# Test Hastags

In [10]:
bbc_news_hashtags = {
    "news1": [
        "#DonaldTrump",
        "#DanaWhite",
        "#UFC",
        "#RNC",
        "#MMA",
        "#Republican",
        "#JohnMcCain",
        "#TrumpTajMahal",
        "#AtlanticCity",
        "#NewJersey",
        "#USSenator"
    ],
    "news2": [
        "#Fangirls",
        "#HarryStyles",
        "#Swifties",
        "#TaylorSwift",
        "#ErasTour",
        "#YveBlake",
        "#OneDirection",
        "#ZaynMalik",
        "#Musical",
        "#SydneyOperaHouse",
        "#LyricTheatre",
        "#Hammersmith",
        "#JasmineElcock",
        "#BritainsGotTalent"
    ],
    "news3" : [
    "#GreyhoundRacing",
    "#AnimalCruelty",
    "#Whistleblower",
    "#Australia",
    "#GRNSW",
    "#NSW",
    "#AlexBrittan",
    "#AnimalWelfare",
    "#DogRacing",
    "#Injustice",
    "#Inquiry",
    "#DavidHarris",
    "#ChrisMinns",
    "#EmmaHurst",
    "#Sydney"
],
}
guardian_news_hashtags = {
    "news1": [
    "#GreyhoundRacing",
    "#AnimalWelfare",
    "#AnimalAbuse",
    "#VeterinaryReport",
    "#NSWInquiry",
    "#PublicHearings",
    "#WhistleblowerProtection",
    "#ChrisMinns",
    "#RacingIndustry",
    "#GamblingIndustry"
]
}

cnn_news_hashtags = {
    "news1": [
        "#SpaceExploration",
        "#MarsMission",
        "#NASA",
        "#Astronauts",
        "#SpaceStation",
        "#InterstellarTravel",
        "#Galaxies",
        "#Astrobiology",
        "#SpaceTechnology",
        "#RocketScience",
        "#CosmicDiscovery"
    ],
    "news2": [
        "#ClimateChange",
        "#SustainableLiving",
        "#GreenEnergy",
        "#RenewableResources",
        "#EcoFriendly",
        "#CarbonFootprint",
        "#ClimateAction",
        "#GlobalWarming",
        "#EnvironmentalPolicy",
        "#CleanEnergy",
        "#EarthDay"
    ],
    "news3": [
        "#DigitalNomads",
        "#RemoteWork",
        "#FreelanceLife",
        "#WorkFromAnywhere",
        "#OnlineBusiness",
        "#VirtualTeams",
        "#TravelAndWork",
        "#GigEconomy",
        "#DigitalMarketing",
        "#HomeOffice",
        "#WorkLifeBalance"
    ]
}


## Imports

In [6]:
from sklearn.feature_extraction.text import CountVectorizer
import numpy as np
from sentence_transformers import SentenceTransformer
from sklearn.metrics.pairwise import cosine_similarity

## Define Model

In [7]:
model = SentenceTransformer('all-MiniLM-L6-v2')




## PreProcess

In [11]:

# Preprocess hashtags into strings
def preprocess_hashtags(hashtags):
    return ' '.join([hashtag.lower() for hashtag in hashtags])
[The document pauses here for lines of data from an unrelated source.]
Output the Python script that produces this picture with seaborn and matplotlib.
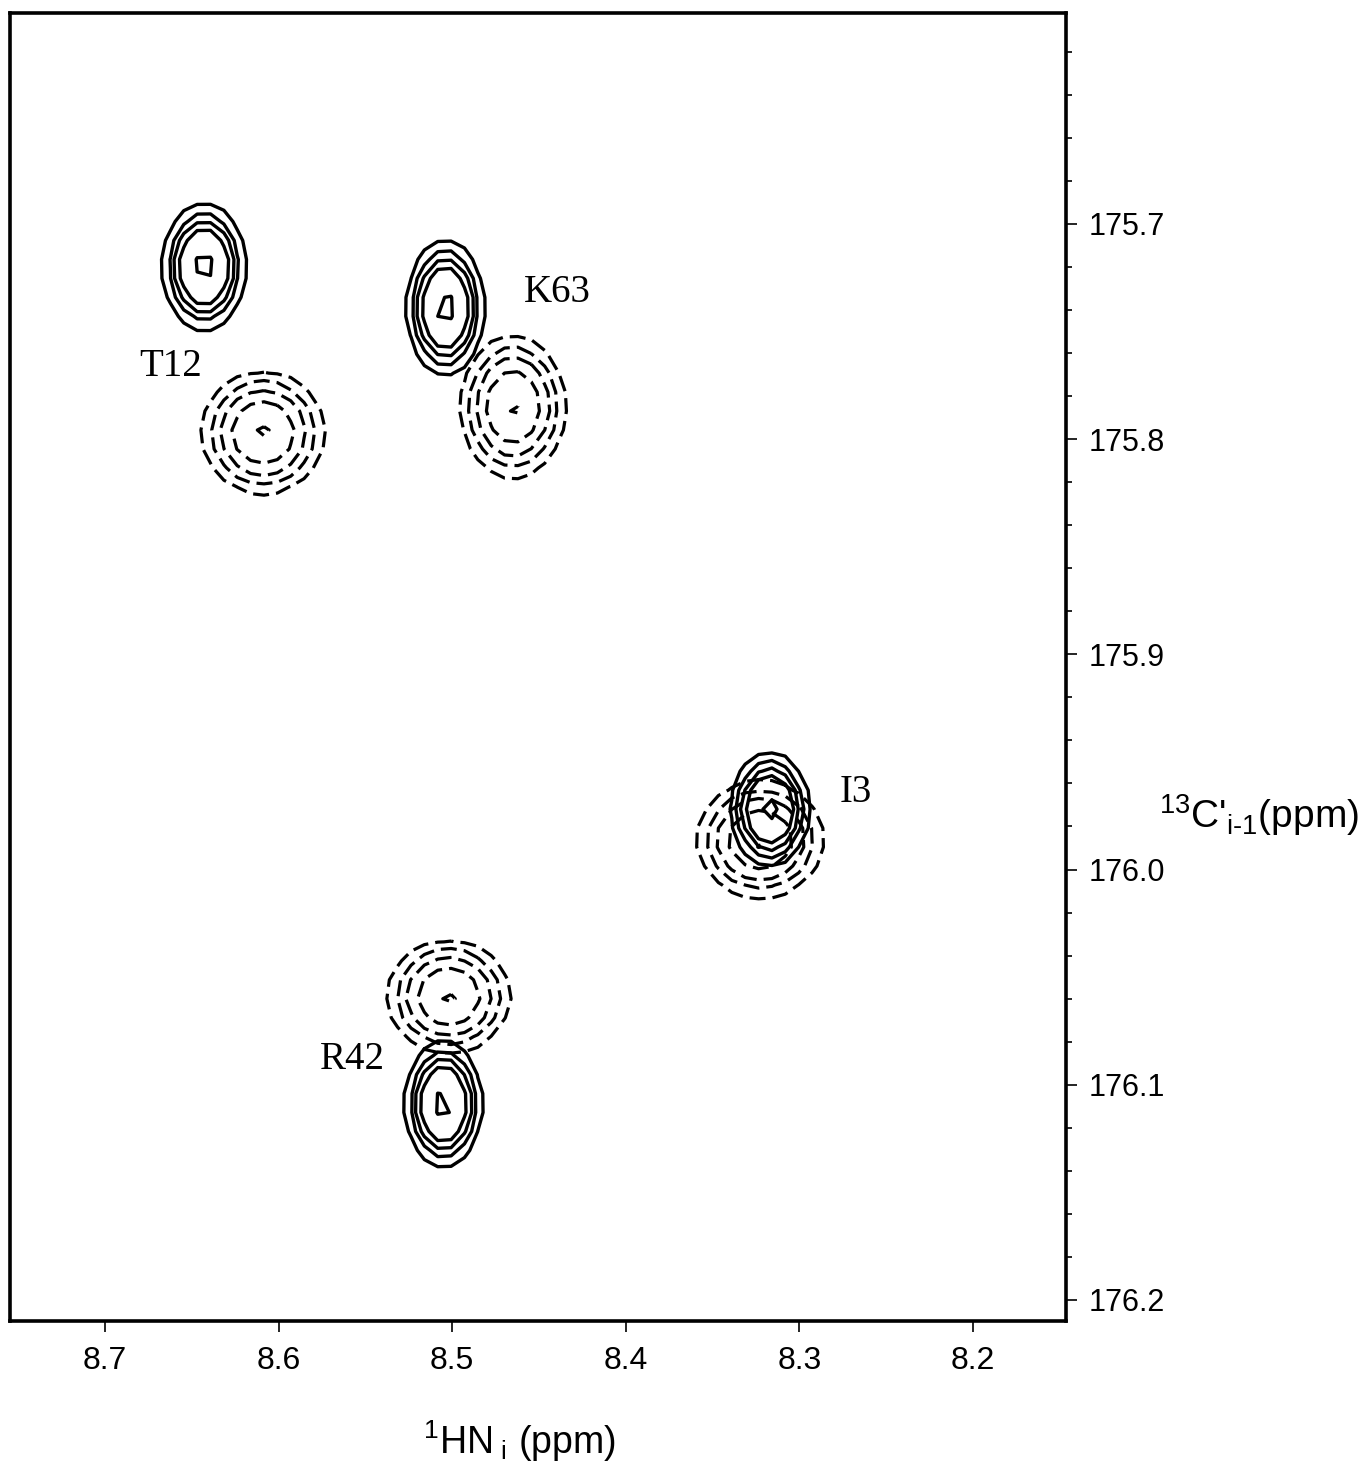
import numpy as np
import matplotlib
matplotlib.use("Agg")
import matplotlib.pyplot as plt
from matplotlib.ticker import MultipleLocator, FormatStrFormatter
import seaborn as sns

# peak table (ppm): 1H shift, 13C shift, half-width of outer contour in H and C
solid_names = ["T12", "K63", "I3", "R42"]
solid_h = [8.643, 8.504, 8.317, 8.505]
solid_c = [175.720, 175.739, 175.972, 176.109]
solid_wh = [0.0236, 0.0219, 0.0225, 0.0219]
solid_wc = [0.0290, 0.0312, 0.0260, 0.0288]

dashed_names = ["T12", "K63", "I3", "R42"]
dashed_h = [8.609, 8.465, 8.3225, 8.502]
dashed_c = [175.797, 175.785, 175.986, 176.059]
dashed_wh = [0.0352, 0.0300, 0.0363, 0.0352]
dashed_wc = [0.0279, 0.0325, 0.0265, 0.0256]

label_text = ["T12", "K63", "I3", "R42"]
label_h = [8.6625, 8.4395, 8.2677, 8.5576]
label_c = [175.7665, 175.732, 175.9644, 176.0885]

solid_levels = [0.1, 0.2, 0.3, 0.44, 0.88]
dashed_levels = [0.1, 0.2, 0.33, 0.55, 0.95]

sns.set_theme(style="white")
plt.rcParams["font.family"] = ["Liberation Sans", "DejaVu Sans"]
plt.rcParams["mathtext.fontset"] = "custom"
plt.rcParams["mathtext.rm"] = "Liberation Sans"
plt.rcParams["mathtext.it"] = "Liberation Sans"
plt.rcParams["mathtext.default"] = "rm"
plt.rcParams["text.color"] = "black"
plt.rcParams["axes.labelcolor"] = "black"

fig = plt.figure(figsize=(13.71, 14.75), dpi=100)
ax = fig.add_axes([0.0073, 0.1044, 0.7702, 0.8868])

xlim = (8.7548, 8.1464)
ylim = (176.2098, 175.602)
hh = np.linspace(xlim[1], xlim[0], 80)
cc = np.linspace(ylim[1], ylim[0], 70)
H, C = np.meshgrid(hh, cc)

k = np.sqrt(2 * np.log(10))


def spectrum(hs, cs, whs, wcs):
    z = np.zeros_like(H)
    for h0, c0, wh, wc in zip(hs, cs, whs, wcs):
        sh, sc = wh / k, wc / k
        z += np.exp(-0.5 * (((H - h0) / sh) ** 2 + ((C - c0) / sc) ** 2))
    return z


z_pos = spectrum(solid_h, solid_c, solid_wh, solid_wc)
z_neg = spectrum(dashed_h, dashed_c, dashed_wh, dashed_wc)

ax.contour(H, C, z_pos, levels=solid_levels, colors="black", linewidths=2.4,
           linestyles="solid")
ax.contour(H, C, z_neg, levels=dashed_levels, colors="black", linewidths=2.3,
           linestyles=[(0, (5, 2.2))])

for t, x, y in zip(label_text, label_h, label_c):
    ax.text(x, y, t, family=["Liberation Serif", "DejaVu Serif"], fontsize=28,
            ha="center", va="center", color="black")

ax.set_xlim(*xlim)
ax.set_ylim(*ylim)

ax.xaxis.set_major_locator(MultipleLocator(0.1))
ax.xaxis.set_minor_locator(MultipleLocator(0.01))
ax.yaxis.set_major_locator(MultipleLocator(0.1))
ax.yaxis.set_minor_locator(MultipleLocator(0.02))
ax.xaxis.set_major_formatter(FormatStrFormatter("%.1f"))
ax.yaxis.set_major_formatter(FormatStrFormatter("%.1f"))

ax.yaxis.tick_right()
ax.tick_params(axis="both", which="both", direction="out", colors="black",
               width=1.2)
ax.tick_params(axis="x", which="major", length=8, pad=10, labelsize=23)
ax.tick_params(axis="y", which="major", length=8, pad=8, labelsize=22)
ax.tick_params(axis="both", which="minor", length=4)
ax.tick_params(axis="y", left=False, right=True)
ax.tick_params(axis="x", bottom=True, top=False)

for s in ax.spines.values():
    s.set_visible(True)
    s.set_color("black")
    s.set_linewidth(2.6)

ax.set_xlabel(r"$^{1}$HN$_{\ i}$ (ppm)", fontsize=27)
ax.xaxis.set_label_coords(0.482, -0.092)
ax.xaxis.label.set_va("center")

ax.set_ylabel(r"$^{13}$C'$_{\text{i-1}}$(ppm)", fontsize=28, rotation=0,
              ha="left", va="center")
ax.yaxis.set_label_position("right")
ax.yaxis.set_label_coords(1.088, 0.404)

fig.savefig("out.png", dpi=100, facecolor="white")
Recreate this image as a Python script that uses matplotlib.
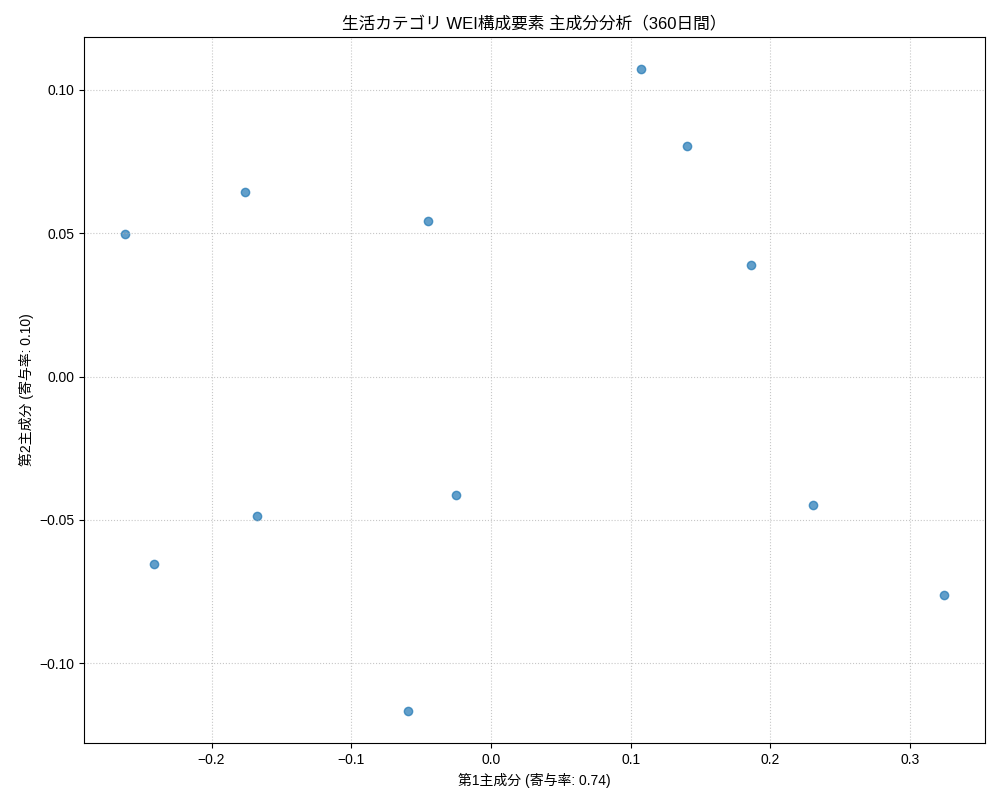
import numpy as np
import matplotlib
matplotlib.use('Agg')
import matplotlib.pyplot as plt

plt.rcParams['font.family'] = ['Liberation Sans', 'Noto Sans CJK JP', 'DejaVu Sans']
plt.rcParams['axes.unicode_minus'] = True

# 主成分スコア (PC1, PC2)
pc1 = [0.1074, 0.1403, -0.1761, -0.2620, -0.0451, 0.1861,
       -0.0251, -0.1675, 0.2305, -0.2412, 0.3243, -0.0594]
pc2 = [0.1072, 0.0803, 0.0642, 0.0496, 0.0541, 0.0387,
       -0.0412, -0.0485, -0.0447, -0.0653, -0.0761, -0.1166]
ratio1 = 0.74
ratio2 = 0.10

fig, ax = plt.subplots(figsize=(10, 8), dpi=100)
ax.scatter(pc1, pc2, alpha=0.7)
ax.set_xlabel(f'第1主成分 (寄与率: {ratio1:.2f})')
ax.set_ylabel(f'第2主成分 (寄与率: {ratio2:.2f})')
ax.set_title('生活カテゴリ WEI構成要素 主成分分析（360日間）')
ax.grid(True, linestyle=':', alpha=0.7)
ax.set_yticks([-0.10, -0.05, 0.00, 0.05, 0.10])

fig.subplots_adjust(left=0.084, right=0.985, top=0.954, bottom=0.071)
plt.savefig('out.png')
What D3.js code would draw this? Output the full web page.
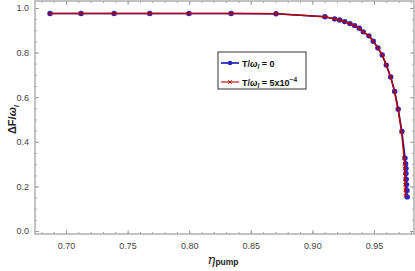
<!DOCTYPE html>
<html>
<head>
<meta charset="utf-8">
<script src="https://cdn.jsdelivr.net/npm/d3@7"></script>
<style>
  body { margin: 0; background: #fff; }
  svg { font-family: "Liberation Sans", Arial, sans-serif; }
  .tick text { fill: #444; font-size: 9px; }
</style>
</head>
<body>
<script>
var width = 415, height = 271;
var margin = { top: 1, right: 1, bottom: 37, left: 35 };

// T/omega = 0
var etaA = [0.687, 0.7122, 0.739, 0.768, 0.7998, 0.834, 0.8705, 0.9102, 0.9181, 0.9222, 0.9262, 0.9305,
            0.9343, 0.9381, 0.9413, 0.9459, 0.9494, 0.9532, 0.9567, 0.9600, 0.9636, 0.9668, 0.9697,
            0.9727, 0.9752, 0.9757, 0.9760, 0.9760, 0.9762, 0.9765, 0.9768, 0.9770];
var dfA = [0.975, 0.975, 0.975, 0.975, 0.975, 0.975, 0.974, 0.961, 0.951, 0.946, 0.939, 0.930,
           0.921, 0.909, 0.893, 0.875, 0.851, 0.821, 0.789, 0.744, 0.691, 0.626, 0.546,
           0.446, 0.327, 0.302, 0.280, 0.258, 0.232, 0.208, 0.182, 0.153];
// T/omega = 5e-4
var etaB = [0.687, 0.7122, 0.739, 0.768, 0.7998, 0.834, 0.8705, 0.9102, 0.9181, 0.9222, 0.9262, 0.9305,
            0.9343, 0.9381, 0.9413, 0.9459, 0.9494, 0.9532, 0.9567, 0.9600, 0.9635, 0.9667, 0.9695,
            0.9724, 0.9745, 0.9748, 0.9750, 0.9751, 0.9752, 0.9753, 0.9754, 0.9755];
var dfB = [0.975, 0.975, 0.975, 0.975, 0.975, 0.975, 0.974, 0.961, 0.951, 0.946, 0.939, 0.930,
           0.921, 0.909, 0.893, 0.875, 0.851, 0.821, 0.789, 0.744, 0.691, 0.626, 0.546,
           0.446, 0.327, 0.302, 0.280, 0.258, 0.232, 0.208, 0.182, 0.158];

var xTicks = [0.70, 0.75, 0.80, 0.85, 0.90, 0.95];
var yTicks = [0.0, 0.2, 0.4, 0.6, 0.8, 1.0];

var svg = d3.select('body').append('svg').attr('width', width).attr('height', height);

var x = d3.scaleLinear().domain([0.6748, 0.9825]).range([margin.left, width - margin.right]);
var y = d3.scaleLinear().domain([-0.0134, 1.0313]).range([height - margin.bottom, margin.top]);

var xMinor = d3.range(0.68, 0.981, 0.01);
var yMinor = d3.range(0, 1.0301, 0.05);

var frameCol = '#b4b4b4';

// frame ticks (inward)
function addAxis(axis, tr) {
  var g = svg.append('g').attr('transform', tr).call(axis);
  g.select('.domain').remove();
  g.selectAll('.tick line').attr('stroke', '#888').attr('stroke-width', 0.8);
  return g;
}
var bx = 'translate(0,' + (height - margin.bottom) + ')';
var tx = 'translate(0,' + margin.top + ')';
var lx = 'translate(' + margin.left + ',0)';
var rx = 'translate(' + (width - margin.right) + ',0)';

addAxis(d3.axisBottom(x).tickValues(xMinor).tickSize(-2).tickFormat(''), bx);
addAxis(d3.axisTop(x).tickValues(xMinor).tickSize(-2).tickFormat(''), tx);
addAxis(d3.axisLeft(y).tickValues(yMinor).tickSize(-2).tickFormat(''), lx);
addAxis(d3.axisRight(y).tickValues(yMinor).tickSize(-2).tickFormat(''), rx);

addAxis(d3.axisBottom(x).tickValues(xTicks).tickSize(-4).tickPadding(9).tickFormat(d3.format('.2f')), bx);
addAxis(d3.axisTop(x).tickValues(xTicks).tickSize(-4).tickFormat(''), tx);
addAxis(d3.axisLeft(y).tickValues(yTicks).tickSize(-4).tickPadding(6).tickFormat(d3.format('.1f')), lx);
addAxis(d3.axisRight(y).tickValues(yTicks).tickSize(-4).tickFormat(''), rx);

svg.append('rect')
  .attr('x', margin.left).attr('y', margin.top)
  .attr('width', width - margin.left - margin.right)
  .attr('height', height - margin.top - margin.bottom)
  .attr('fill', 'none').attr('stroke', frameCol).attr('stroke-width', 1.6);

var blue = '#1414b4', red = '#b40000';

var dataA = etaA.map(function (d, i) { return [d, dfA[i]]; });
var dataB = etaB.map(function (d, i) { return [d, dfB[i]]; });

var line = d3.line().x(function (d) { return x(d[0]); }).y(function (d) { return y(d[1]); });

svg.append('path').attr('d', line(dataA)).attr('fill', 'none').attr('stroke', blue).attr('stroke-width', 1.6);
svg.selectAll('circle.a').data(dataA).enter().append('circle').attr('class', 'a')
  .attr('cx', function (d) { return x(d[0]); })
  .attr('cy', function (d) { return y(d[1]); })
  .attr('r', 2.7).attr('fill', '#2626c8');

svg.append('path').attr('d', line(dataB)).attr('fill', 'none').attr('stroke', red).attr('stroke-width', 1.5);
var cross = d3.symbol().type(d3.symbolX).size(9);
svg.selectAll('path.b').data(dataB).enter().append('path').attr('class', 'b')
  .attr('d', cross)
  .attr('transform', function (d) { return 'translate(' + x(d[0]) + ',' + y(d[1]) + ')'; })
  .attr('fill', 'none').attr('stroke', red).attr('stroke-width', 1);

// legend
var lg = svg.append('g').attr('transform', 'translate(218,52)');
lg.append('rect').attr('width', 88).attr('height', 37).attr('fill', '#fff')
  .attr('stroke', '#333').attr('stroke-width', 1);
lg.append('line').attr('x1', 3).attr('x2', 21).attr('y1', 11).attr('y2', 11).attr('stroke', blue).attr('stroke-width', 1.6);
lg.append('circle').attr('cx', 12).attr('cy', 11).attr('r', 2.3).attr('fill', '#2626c8');
lg.append('line').attr('x1', 3).attr('x2', 21).attr('y1', 30).attr('y2', 30).attr('stroke', '#d05050').attr('stroke-width', 1.6);
lg.append('path').attr('d', cross).attr('transform', 'translate(12,30)').attr('fill', 'none').attr('stroke', red).attr('stroke-width', 1);

function legendText(yy, tail) {
  var t = lg.append('text').attr('x', 24).attr('y', yy).attr('font-size', 9).attr('font-weight', 'bold').attr('fill', '#111');
  t.append('tspan').text('T/');
  t.append('tspan').attr('font-style', 'italic').text('ω');
  t.append('tspan').attr('font-style', 'italic').attr('font-size', 6.5).attr('dy', 2).text('l');
  t.append('tspan').attr('dy', -2).text(' = ' + tail.base);
  if (tail.sup) t.append('tspan').attr('font-size', 6.5).attr('dy', -4).text(tail.sup);
}
legendText(14.5, { base: '0' });
legendText(33.5, { base: '5x10', sup: '−4' });

// axis labels
var yl = svg.append('text').attr('transform', 'translate(16,' + y(0.5) + ') rotate(-90)')
  .attr('text-anchor', 'middle').attr('font-size', 11).attr('font-weight', 'bold').attr('fill', '#222');
yl.append('tspan').text('ΔF/');
yl.append('tspan').attr('font-style', 'italic').text('ω');
yl.append('tspan').attr('font-style', 'italic').attr('font-size', 8).attr('dy', 3).text('l');

var xl = svg.append('text').attr('x', x(0.8275)).attr('y', 264)
  .attr('text-anchor', 'middle').attr('fill', '#222');
xl.append('tspan').attr('font-style', 'italic').attr('font-size', 13).attr('font-family', '"DejaVu Serif", serif').text('η');
xl.append('tspan').attr('font-size', 8.5).attr('font-weight', 'bold').attr('dy', 1).text('pump');
</script>
</body>
</html>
# Generate embeddings for each set of hashtags
bbc_news_texts = {key: preprocess_hashtags(value) for key, value in bbc_news_hashtags.items()}
guardian_news_texts = {key: preprocess_hashtags(value) for key, value in guardian_news_hashtags.items()}
cnn_news_texts = {key: preprocess_hashtags(value) for key, value in cnn_news_hashtags.items()}

bbc_embeddings = {key: model.encode(text) for key, text in bbc_news_texts.items()}
guardian_embeddings = {key: model.encode(text) for key, text in guardian_news_texts.items()}
cnn_embeddings = {key: model.encode(text) for key, text in cnn_news_texts.items()}



## Calculate similarity

In [12]:

# Calculate similarity scores between BBC, Guardian, and CNN news
similarity_scores = {}
for bbc_key, bbc_embed in bbc_embeddings.items():
    for guardian_key, guardian_embed in guardian_embeddings.items():
        score = cosine_similarity([bbc_embed], [guardian_embed])[0][0]
        similarity_scores[(bbc_key, guardian_key, 'Guardian')] = score
    
    for cnn_key, cnn_embed in cnn_embeddings.items():
        score = cosine_similarity([bbc_embed], [cnn_embed])[0][0]
        similarity_scores[(bbc_key, cnn_key, 'CNN')] = score

for guardian_key, guardian_embed in guardian_embeddings.items():
    for cnn_key, cnn_embed in cnn_embeddings.items():
        score = cosine_similarity([guardian_embed], [cnn_embed])[0][0]
        similarity_scores[(guardian_key, cnn_key, 'CNN')] = score

# Print the similarity scores
for (news1_key, news2_key, source), score in similarity_scores.items():
    print(f"Similarity between {source} {news1_key} and {source} {news2_key}: {score:.2f}")


Similarity between Guardian news1 and Guardian news1: 0.35
Similarity between CNN news1 and CNN news1: 0.36
Similarity between CNN news1 and CNN news2: 0.30
Similarity between CNN news1 and CNN news3: 0.30
Similarity between Guardian news2 and Guardian news1: 0.36
Similarity between CNN news2 and CNN news1: 1.00
Similarity between CNN news2 and CNN news2: 0.26
Similarity between CNN news2 and CNN news3: 0.23
Similarity between Guardian news3 and Guardian news1: 0.75
Similarity between CNN news3 and CNN news1: 0.41
Similarity between CNN news3 and CNN news2: 0.36
Similarity between CNN news3 and CNN news3: 0.30